The BJP, the dominant member of the NDA, responded by focusing on what its change in policy had achieved. “We unleashed the revolution and today we are boasting of more than 600 million mobiles in the country. It is due to the pragmatic and visionary policy of the NDA and that is why we are proud of our policy,” said the party’s spokesperson Prakash Javadekar.
He added, referring to Tata’s letter, that the chairman of Tata Sons probably didn’t know “much about what has actually happened”.
Meanwhile, opposition parties continued their demand for an investigation into the 2G controversy by a joint parliamentary committee.
CBI vs Raja
On Thursday, CBI questioned former telecom minister A. Raja’s aides and associates, including his former personal secretary R.K. Chandolia, former telecom secretary Siddhartha Behuria, former member of the telecom commission K. Sridhar; former deputy director general in the access service wing of DoT A.K. Srivastava, and managing director of Chennai-based real estate firm Greenhouse Exports, Sadiqui Batcha.
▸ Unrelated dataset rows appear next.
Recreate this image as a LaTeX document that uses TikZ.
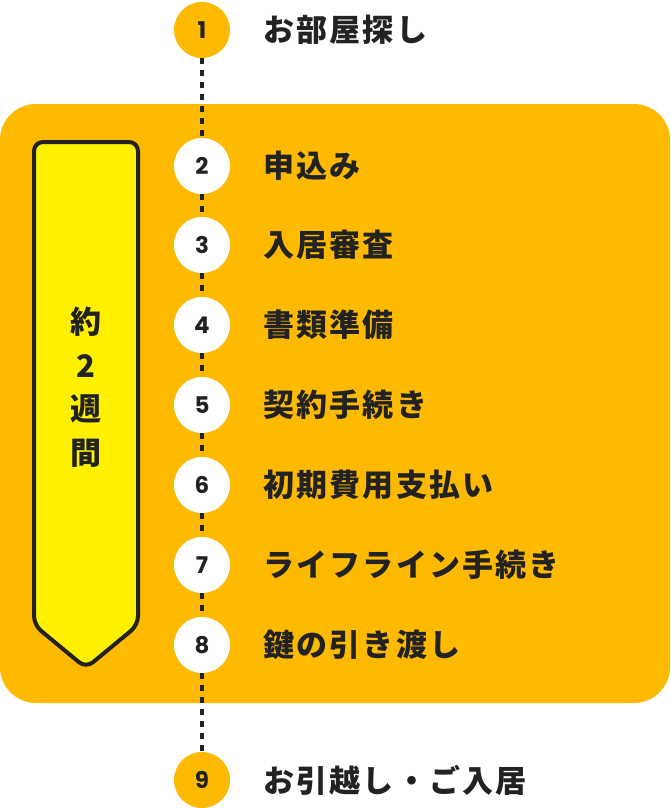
\documentclass[tikz,border=0pt]{standalone}
\usepackage{fontspec}
\newfontfamily\jpfont[LetterSpace=7]{Noto Sans CJK JP}
\newfontfamily\numfont{Poppins}
\usetikzlibrary{positioning}

\definecolor{boxorange}{RGB}{253,186,0}
\definecolor{arrowyellow}{RGB}{255,241,0}
\definecolor{inkdark}{RGB}{34,34,34}

\begin{document}
\begin{tikzpicture}[
  x=1pt,y=-1pt,
  stepdot/.style={circle,minimum size=56pt,inner sep=0pt,font=\numfont\fontsize{23}{23}\selectfont\bfseries,text=inkdark},
  outer/.style={stepdot,fill=boxorange},
  inner/.style={stepdot,fill=white},
  lbl/.style={anchor=west,inner sep=0pt,font=\jpfont\fontsize{31}{31}\selectfont\bfseries,text=inkdark},
  dots/.style={draw=inkdark,line width=3.5pt,dash pattern=on 6pt off 6pt}]

  \useasboundingbox (0,0) rectangle (670,808);

  % orange panel
  \fill[boxorange,rounded corners=36pt] (0,104) rectangle (670,703);

  % period arrow
  \draw[line width=4pt,fill=arrowyellow,draw=inkdark,rounded corners=9pt,line join=round]
    (34,142) -- (138,142) -- (138,625) -- (86,668) -- (34,625) -- cycle;
  \node[font=\jpfont\fontsize{31}{43.5}\selectfont\bfseries,text=inkdark,align=center] (period) at (86,387) {約\\2\\週\\間};

  % steps
  \node[outer] (s1) at (202,30) {1};
  \node[inner] (s2) at (202,166) {2};
  \node[inner] (s3) at (202,245) {3};
  \node[inner] (s4) at (202,325) {4};
  \node[inner] (s5) at (202,405) {5};
  \node[inner] (s6) at (202,485) {6};
  \node[inner] (s7) at (202,565) {7};
  \node[inner] (s8) at (202,645) {8};
  \node[outer] (s9) at (202,780) {9};

  \node[lbl,right=33pt of s1] (l1) {お部屋探し};
  \node[lbl,right=33pt of s2] (l2) {申込み};
  \node[lbl,right=33pt of s3] (l3) {入居審査};
  \node[lbl,right=33pt of s4] (l4) {書類準備};
  \node[lbl,right=33pt of s5] (l5) {契約手続き};
  \node[lbl,right=33pt of s6] (l6) {初期費用支払い};
  \node[lbl,right=33pt of s7] (l7) {ライフライン手続き};
  \node[lbl,right=33pt of s8] (l8) {鍵の引き渡し};
  \node[lbl,right=33pt of s9] (l9) {お引越し・ご入居};

  % dotted path between steps
  \foreach \a/\b in {1/2,2/3,3/4,4/5,5/6,6/7,7/8,8/9}
    \draw[dots] (s\a) -- (s\b);

\end{tikzpicture}
\end{document}
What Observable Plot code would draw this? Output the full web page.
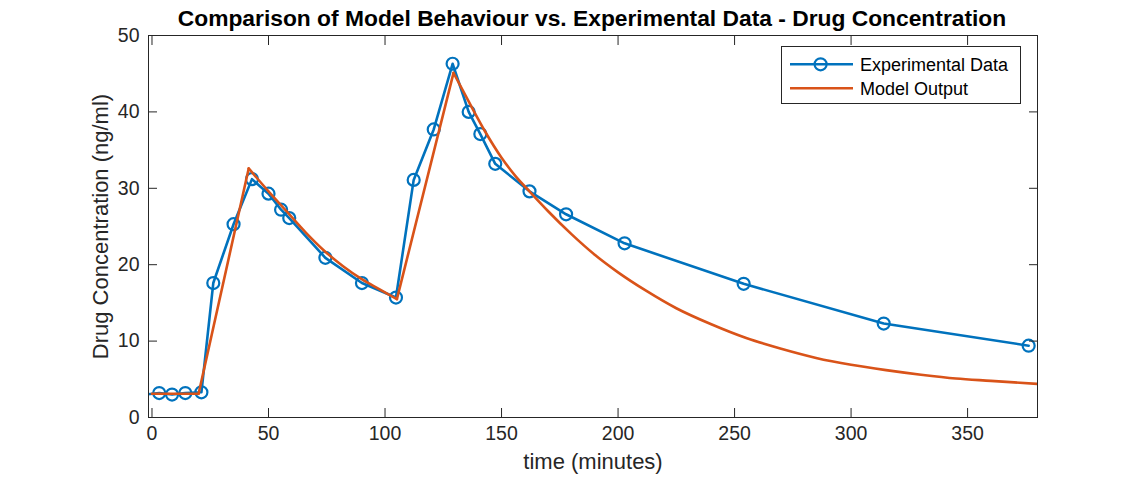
<!DOCTYPE html>
<html><head><meta charset="utf-8">
<script src="https://cdn.jsdelivr.net/npm/d3@7"></script>
<script src="https://cdn.jsdelivr.net/npm/@observablehq/plot@0.6"></script>
<style>
body{margin:0;background:#fff;font-family:"Liberation Sans",Arial,sans-serif;}
#title{position:relative;height:28px;width:1146px;}
#title span{position:absolute;left:592px;top:4.5px;transform:translateX(-50%);white-space:nowrap;font-weight:bold;font-size:22.8px;line-height:26px;color:#000;}
</style></head><body>
<div id="title"><span id="ttl"></span></div>
<div id="chart"></div>
<script>
const expTime = [-3, 3.1, 8.6, 14.3, 21.2, 26.3, 35.0, 42.9, 50.0, 55.4, 58.9, 74.4, 90.1, 104.7, 112.3, 120.9, 129.0, 135.9, 140.9, 147.3, 162.0, 177.7, 202.8, 253.9, 314.0, 376.2];
const expConc = [3.0, 3.2, 3.0, 3.2, 3.3, 17.6, 25.3, 31.2, 29.3, 27.2, 26.1, 20.9, 17.6, 15.7, 31.1, 37.7, 46.3, 40.0, 37.1, 33.2, 29.6, 26.6, 22.8, 17.5, 12.3, 9.4];
const modelTime = [0, 20, 41.5, 50, 58, 66, 74, 82, 90, 97.5, 105.1, 129.4, 136, 143, 150, 156, 162, 170, 180, 190, 200, 212, 225, 240, 255, 270, 285, 300, 315, 330, 345, 360, 380];
const modelConc = [3.1, 3.1, 32.6, 29.6, 26.9, 24.2, 21.8, 19.8, 18.1, 16.8, 15.5, 45.1, 41.3, 37.4, 34.0, 31.6, 29.6, 27.0, 24.0, 21.3, 19.0, 16.6, 14.3, 12.2, 10.4, 9.0, 7.8, 6.9, 6.2, 5.6, 5.1, 4.8, 4.4];
// times where the model curve has a corner (dose start / peak / dose start / peak)
const modelKinks = [20, 41.5, 105.1, 129.4];
const xTicks = [0, 50, 100, 150, 200, 250, 300, 350];
const yTicks = [0, 10, 20, 30, 40, 50];
const xDomain = [-1.5, 380];
const yDomain = [0, 50];
const titleText = "Comparison of Model Behaviour vs. Experimental Data - Drug Concentration";
const xLabel = "time (minutes)";
const yLabel = "Drug Concentration (ng/ml)";
const seriesNames = ["Experimental Data", "Model Output"];
const colors = ["#0072BD", "#D95319"];

document.getElementById("ttl").textContent = titleText;

const expData = expTime.map((t, i) => ({t, c: expConc[i]}));
const modelData = modelTime.map((t, i) => ({t, c: modelConc[i]}));
const inRange = (a, b) => modelData.filter(d => d.t >= a && d.t <= b);
const bounds = [modelTime[0], ...modelKinks, modelTime[modelTime.length - 1]];
// segments: flat, rise, decay, rise, decay
const segs = bounds.slice(0, -1).map((a, i) => ({data: inRange(a, bounds[i + 1]), smooth: i === 2 || i === 4}));
const axisColor = "#262626";
const font = '"Liberation Sans", Arial, sans-serif';

const chart = Plot.plot({
  width: 1146,
  height: 451,
  marginTop: 7,
  marginBottom: 62,
  marginLeft: 148,
  marginRight: 109,
  style: {fontFamily: font, background: "#fff", overflow: "visible"},
  x: {domain: xDomain},
  y: {domain: yDomain},
  marks: [
    Plot.line(expData, {x: "t", y: "c", stroke: colors[0], strokeWidth: 2.6, clip: true}),
    Plot.dot(expData.filter(d => d.t >= xDomain[0]), {x: "t", y: "c", r: 6, stroke: colors[0], strokeWidth: 2.2, fill: "none"}),
    ...segs.map(s => Plot.line(s.data, {x: "t", y: "c", stroke: colors[1], strokeWidth: 2.6, clip: true, curve: s.smooth ? "monotone-x" : "linear"})),
    Plot.axisX({anchor: "bottom", ticks: xTicks, tickSize: -9, tickFormat: () => "", stroke: axisColor, label: null}),
    Plot.axisX({anchor: "top", ticks: xTicks, tickSize: -9, tickFormat: () => "", stroke: axisColor, label: null}),
    Plot.axisY({anchor: "left", ticks: yTicks, tickSize: -9, tickFormat: () => "", stroke: axisColor, label: null}),
    Plot.axisY({anchor: "right", ticks: yTicks, tickSize: -9, tickFormat: () => "", stroke: axisColor, label: null}),
    Plot.axisX({anchor: "bottom", ticks: xTicks, tickSize: 0, tickPadding: 9, fontSize: 19.5, fill: axisColor, label: null}),
    Plot.axisY({anchor: "left", ticks: yTicks, tickSize: 0, tickPadding: 9, fontSize: 19.5, fill: axisColor, label: null}),
    Plot.text([xLabel], {frameAnchor: "bottom", dy: 51, fontSize: 22, fill: axisColor, text: d => d, textAnchor: "middle"}),
    Plot.text([yLabel], {frameAnchor: "left", dx: -48, rotate: -90, fontSize: 22, fill: axisColor, text: d => d, textAnchor: "middle"}),
    Plot.frame({stroke: axisColor, strokeWidth: 1})
  ]
});
document.getElementById("chart").appendChild(chart);

// legend inside the axes (upper right)
const svg = d3.select(chart);
const lg = svg.append("g").attr("font-family", font).attr("text-anchor", "start");
lg.append("rect").attr("x", 781.5).attr("y", 18.5).attr("width", 239).attr("height", 57)
  .attr("fill", "#fff").attr("stroke", axisColor).attr("stroke-width", 1);
const rows = [{y: 36.3, i: 0, marker: true}, {y: 60.3, i: 1, marker: false}];
rows.forEach(r => {
  lg.append("line").attr("x1", 790).attr("x2", 853).attr("y1", r.y).attr("y2", r.y)
    .attr("stroke", colors[r.i]).attr("stroke-width", 2.6);
  if (r.marker) lg.append("circle").attr("cx", 820.6).attr("cy", r.y).attr("r", 6)
    .attr("fill", "none").attr("stroke", colors[r.i]).attr("stroke-width", 2.2);
  lg.append("text").attr("x", 860).attr("y", r.y).attr("dy", "0.36em")
    .attr("font-size", 18).attr("fill", "#000").attr("text-anchor", "start").text(seriesNames[r.i]);
});
</script>
</body></html>
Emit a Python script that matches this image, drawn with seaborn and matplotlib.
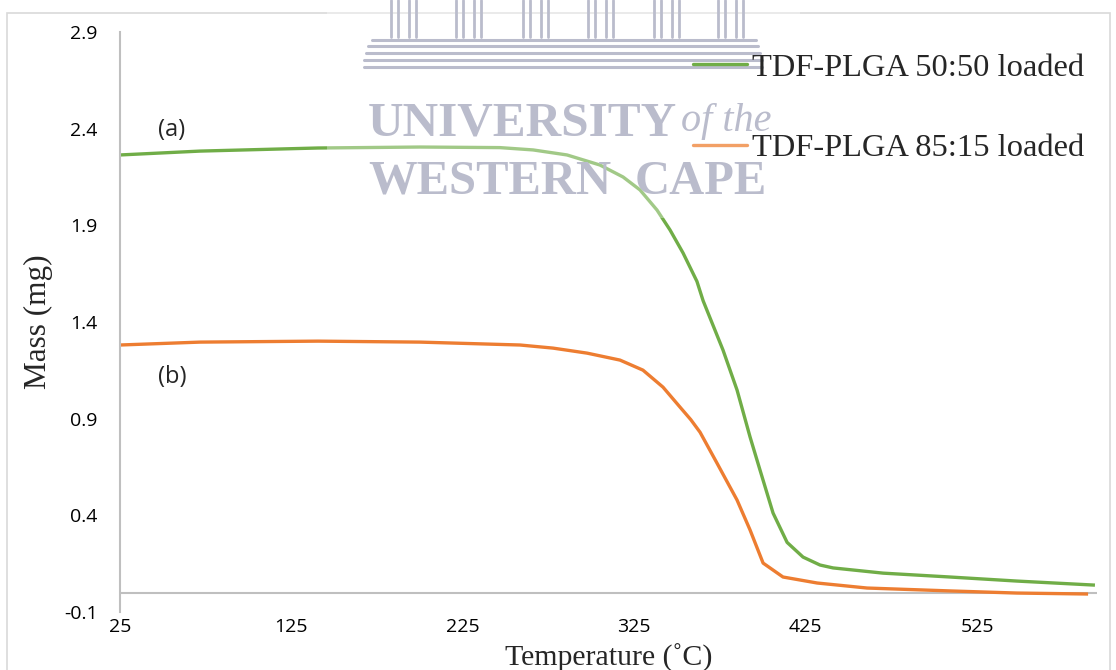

On Wednesday, the agency had searched the residences of Raja and several of these aides. “There will be more raids and we do not rule out the arrest of these officials,” said a CBI official who spoke on condition of anonymity. He didn’t rule out interrogating Raja. The agency also said that it had seized a diary belonging to Raja with notes in Tamil.
In a related development, the committee of secretaries, including the home secretary, the secretary of department of personnel and training, the revenue secretary, the chiefs of both the intelligence agencies and the directors of CBI and the Enforcement Directorate, met in the home ministry. “We discussed the nexus between journalists, bureaucrats and politicians,” said an official who attended the meeting, asking not to be identified.
In mid-November, two magazines published transcripts of phone conversations between Niira Radia, a lobbyist for the Tata group and Reliance Industries Ltd, and several journalists, politicians and former bureaucrats. Some of the conversations, dating back to 2009 and wiretapped by the income-tax department, dealt with the formation of the government.